- _The records_:

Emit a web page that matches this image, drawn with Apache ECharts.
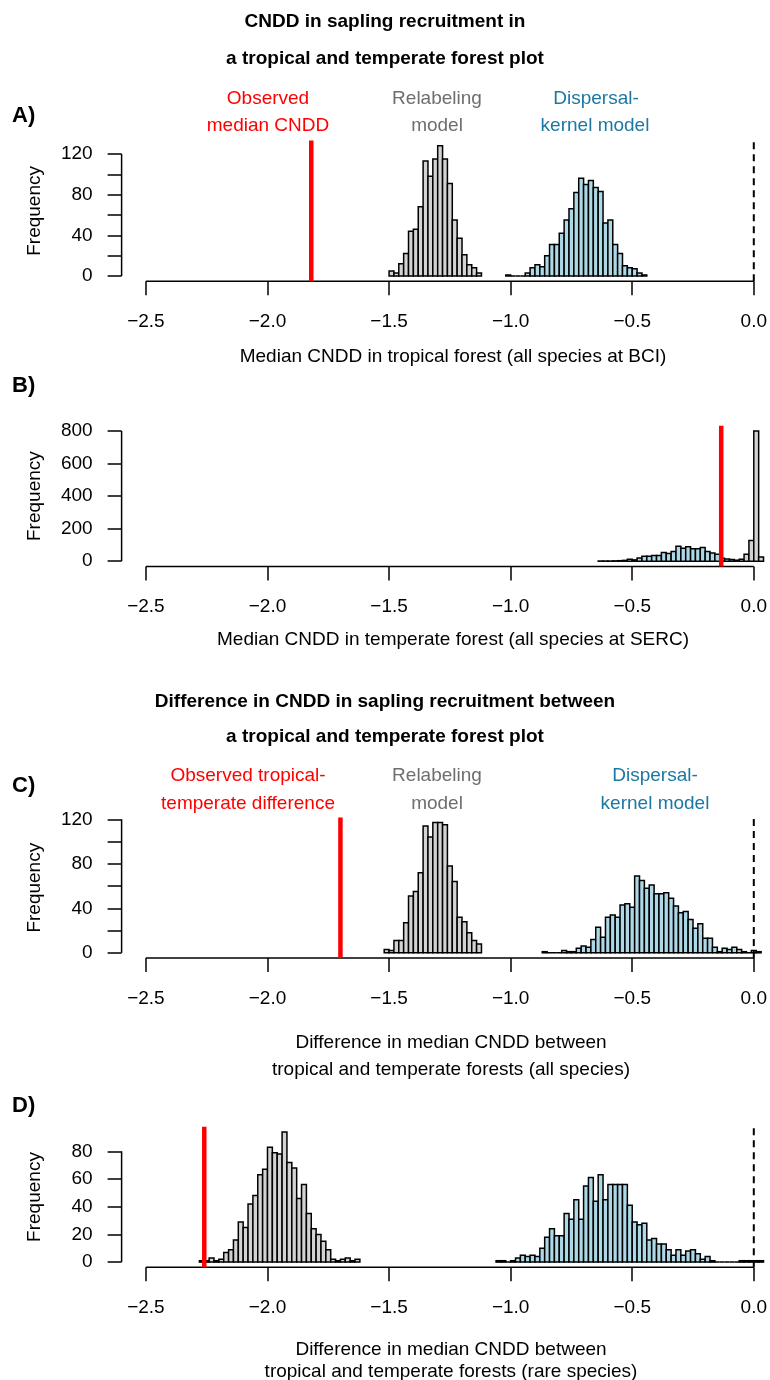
<!DOCTYPE html>
<html><head><meta charset="utf-8">
<script src="https://cdn.jsdelivr.net/npm/echarts@6/dist/echarts.min.js"></script>
<style>html,body{margin:0;padding:0;background:#fff}#c{width:770px;height:1380px}</style>
</head><body><div id="c"></div>
<script>
// ---------------- data ----------------
const binWidth = 0.02;
const xTicks = [-2.5, -2.0, -1.5, -1.0, -0.5, 0.0];

// Panel A: tropical forest (BCI)
const relabelA_start = -1.50;
const relabelA = [5,3,12,22,44,46,68,113,98,115,128,115,91,55,37,21,11,8,3];
const dispA_start = -1.02;
const dispA = [1,0,0,0,3,8,11,9,20,31,31,42,55,66,82,96,90,94,87,83,52,55,31,22,10,8,7,3,1];
const observedA = -1.82;
const yTicksA = [0,20,40,60,80,100,120];
const yLabelsA = [0,40,80,120];

// Panel B: temperate forest (SERC)
const relabelB_start = -0.06;
const relabelB = [12,43,127,800,25];
const dispB_start = -0.64;
const dispB = [1,1,1,2,3,5,12,8,20,31,31,35,35,53,47,59,92,80,88,76,76,84,59,51,43,18,14,10,6];
const observedB = -0.134;
const yTicksB = [0,200,400,600,800];
const yLabelsB = [0,200,400,600,800];

// Panel C: tropical-temperate difference (all species)
const relabelC_start = -1.52;
const relabelC = [3,2,11,11,27,51,55,72,114,104,117,117,115,78,64,32,28,18,11,8];
const dispC_start = -0.87;
const dispC = [1,0,0,0,2,1,1,4,6,5,12,23,14,32,34,32,43,44,41,69,65,58,61,53,53,54,49,42,36,37,30,22,26,13,13,5,1,4,3,5,3,1,0,2,1];
const observedC = -1.70;
const yTicksC = [0,20,40,60,80,100,120];
const yLabelsC = [0,40,80,120];

// Panel D: tropical-temperate difference (rare species)
const relabelD_start = -2.28;
const relabelD = [1,1,3,1,2,7,9,16,29,25,42,48,63,67,83,79,78,94,72,68,46,56,35,24,20,15,9,2,1,2,3,1,2];
const dispD_start = -1.06;
const dispD = [1,1,0,1,3,5,4,5,4,10,18,24,19,19,35,31,45,31,55,61,44,63,45,56,56,56,56,41,29,27,28,16,17,13,13,9,5,9,5,8,9,6,2,4,1,0,0,0,0,0,1,1,1,1,1];
const observedD = -2.26;
const yTicksD = [0,20,40,60,80];
const yLabelsD = [0,20,40,60,80];

// ---------------- layout / styles ----------------
const FONT = '"Liberation Sans", Arial, sans-serif';
const FS = 19;
const RELABEL_FILL = '#D3D3D3';
const DISP_FILL = '#ADD8E6';
const RED = '#FF0000';
const GRAYTXT = '#6E6E6E';
const BLUETXT = '#1C78A3';
const X_MIN = -2.6, X_MAX = 0.0574;   // plot region clipped at the right edge of the figure
const GRID_LEFT = 121.6, GRID_W = 648.4, GRID_H = 140.6;

const panels = [
  {top:140.6, rel:[relabelA_start, relabelA], disp:[dispA_start, dispA], obs:observedA, yt:yTicksA, yl:yLabelsA, dashed:true},
  {top:425.8, rel:[relabelB_start, relabelB], disp:[dispB_start, dispB], obs:observedB, yt:yTicksB, yl:yLabelsB, dashed:false},
  {top:817.4, rel:[relabelC_start, relabelC], disp:[dispC_start, dispC], obs:observedC, yt:yTicksC, yl:yLabelsC, dashed:true},
  {top:1126.7, rel:[relabelD_start, relabelD], disp:[dispD_start, dispD], obs:observedD, yt:yTicksD, yl:yLabelsD, dashed:true}
];

const grids = [], xAxes = [], yAxes = [], series = [];

function histSeries(idx, start, counts, fill) {
  const data = counts.map((c, i) => [start + i * binWidth, start + (i + 1) * binWidth, c]);
  return {
    type: 'custom', xAxisIndex: idx, yAxisIndex: idx, z: 2, silent: true,
    encode: {x: [0, 1], y: 2},
    data: data,
    renderItem: (params, api) => {
      const p0 = api.coord([api.value(0), api.value(2)]);
      const p1 = api.coord([api.value(1), 0]);
      return {type: 'rect', shape: {x: p0[0], y: p0[1], width: p1[0] - p0[0], height: p1[1] - p0[1]},
        style: {fill: fill, stroke: '#000', lineWidth: 1.5}};
    }
  };
}
function segSeries(idx, segs, style, z) {
  return {
    type: 'custom', xAxisIndex: idx, yAxisIndex: idx, z: z, silent: true,
    encode: {x: [0, 2], y: [1, 3]},
    data: segs,
    renderItem: (params, api) => {
      const a = api.coord([api.value(0), api.value(1)]);
      const b = api.coord([api.value(2), api.value(3)]);
      return {type: 'line', shape: {x1: a[0], y1: a[1], x2: b[0], y2: b[1]},
        style: Object.assign({stroke: '#000', lineWidth: 1.5}, style)};
    }
  };
}

panels.forEach((p, i) => {
  const M = Math.max(Math.max(...p.rel[1]), Math.max(...p.disp[1]));
  const yMin = -0.04 * M, yMax = 1.04 * M;
  grids.push({left: GRID_LEFT, top: p.top, width: GRID_W, height: GRID_H});
  xAxes.push({
    type: 'value', gridIndex: i, min: X_MIN, max: X_MAX, position: 'bottom',
    axisLine: {show: false, onZero: false}, splitLine: {show: false},
    axisTick: {show: true, length: 14, customValues: xTicks, lineStyle: {color: '#000', width: 1.5}},
    axisLabel: {show: true, customValues: xTicks, margin: 31, color: '#000', fontSize: FS, fontFamily: FONT,
      formatter: v => (v < 0 ? '\u2212' : '') + Math.abs(v).toFixed(1)}
  });
  yAxes.push({
    type: 'value', gridIndex: i, min: yMin, max: yMax, position: 'left',
    axisLine: {show: false, onZero: false}, splitLine: {show: false},
    axisTick: {show: true, length: 14, customValues: p.yt, lineStyle: {color: '#000', width: 1.5}},
    axisLabel: {show: true, customValues: p.yl, margin: 29, color: '#000', fontSize: FS, fontFamily: FONT,
      formatter: v => String(v)}
  });
  series.push(histSeries(i, p.rel[0], p.rel[1], RELABEL_FILL));
  series.push(histSeries(i, p.disp[0], p.disp[1], DISP_FILL));
  // axis lines (R-style: span first to last tick)
  series.push(segSeries(i, [
    [xTicks[0], yMin, xTicks[xTicks.length - 1], yMin],
    [X_MIN, p.yt[0], X_MIN, p.yt[p.yt.length - 1]]
  ], {lineWidth: 1.5}, 3));
  if (p.dashed) series.push(segSeries(i, [[0, yMin, 0, yMax]], {lineWidth: 2, lineDash: [7, 5]}, 4));
  series.push(segSeries(i, [[p.obs, yMin, p.obs, yMax]], {stroke: RED, lineWidth: 4.5}, 5));
});

function txt(x, y, s, opt) {
  return Object.assign({type: 'text', x: x, y: y, silent: true,
    style: Object.assign({text: s, fill: '#000', font: `${FS}px ${FONT}`, textAlign: 'center', textVerticalAlign: 'middle'}, opt || {})});
}
const bold = (sz) => `bold ${sz}px ${FONT}`;
const graphics = [
  txt(385, 22, 'CNDD in sapling recruitment in', {font: bold(19)}),
  txt(385, 59, 'a tropical and temperate forest plot', {font: bold(19)}),
  txt(12, 116, 'A)', {font: bold(22), textAlign: 'left'}),
  txt(268, 99, 'Observed', {fill: RED}),
  txt(268, 126, 'median CNDD', {fill: RED}),
  txt(437, 99, 'Relabeling', {fill: GRAYTXT}),
  txt(437, 126, 'model', {fill: GRAYTXT}),
  txt(596, 99, 'Dispersal-', {fill: BLUETXT}),
  txt(595, 126, 'kernel model', {fill: BLUETXT}),
  txt(453, 357, 'Median CNDD in tropical forest (all species at BCI)'),
  txt(12, 386, 'B)', {font: bold(22), textAlign: 'left'}),
  txt(453, 640, 'Median CNDD in temperate forest (all species at SERC)'),
  txt(385, 702, 'Difference in CNDD in sapling recruitment between', {font: bold(19)}),
  txt(385, 737, 'a tropical and temperate forest plot', {font: bold(19)}),
  txt(12, 786, 'C)', {font: bold(22), textAlign: 'left'}),
  txt(248, 776, 'Observed tropical-', {fill: RED}),
  txt(248, 804, 'temperate difference', {fill: RED}),
  txt(437, 776, 'Relabeling', {fill: GRAYTXT}),
  txt(437, 804, 'model', {fill: GRAYTXT}),
  txt(655, 776, 'Dispersal-', {fill: BLUETXT}),
  txt(655, 804, 'kernel model', {fill: BLUETXT}),
  txt(451, 1043, 'Difference in median CNDD between'),
  txt(451, 1070, 'tropical and temperate forests (all species)'),
  txt(12, 1106, 'D)', {font: bold(22), textAlign: 'left'}),
  txt(451, 1350, 'Difference in median CNDD between'),
  txt(451, 1372, 'tropical and temperate forests (rare species)')
];
panels.forEach(p => {
  graphics.push(Object.assign(txt(35, p.top + GRID_H / 2, 'Frequency'), {rotation: Math.PI / 2}));
});

const chart = echarts.init(document.getElementById('c'), null, {renderer: 'canvas'});
chart.setOption({
  animation: false,
  backgroundColor: '#fff',
  grid: grids, xAxis: xAxes, yAxis: yAxes, series: series,
  graphic: graphics
});
</script></body></html>
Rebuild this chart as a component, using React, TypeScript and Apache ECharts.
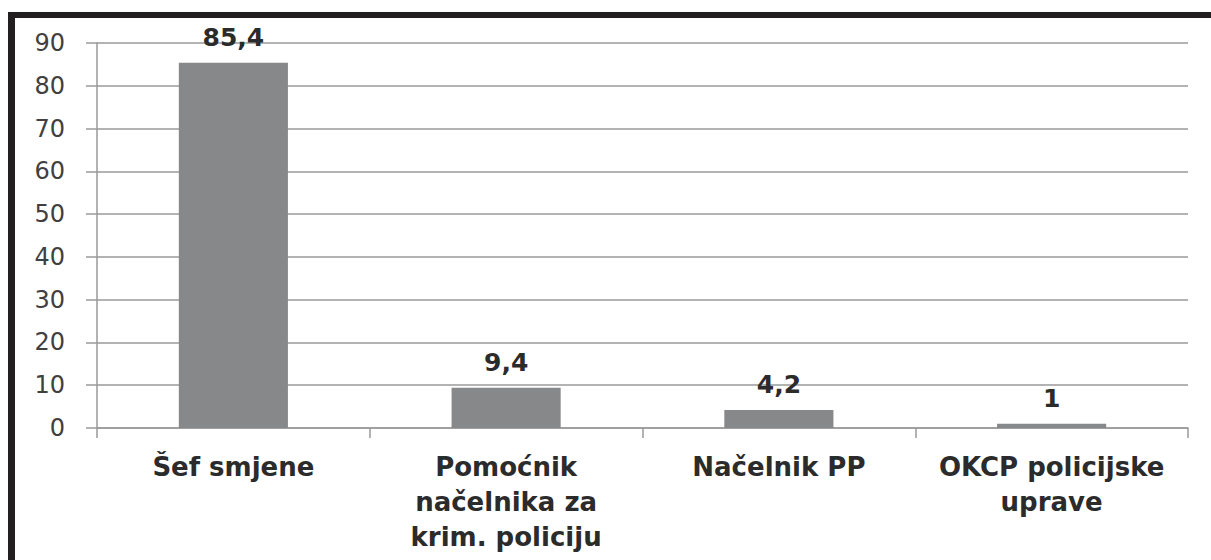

- _Instructions for the task_: Find the string "this" in the records, then copy each line where it occurs.

- _Answer to the exercise_:
Emit a web page that matches this image, drawn with Apache ECharts.
Rebuild this chart as a component, using React, TypeScript and Apache ECharts.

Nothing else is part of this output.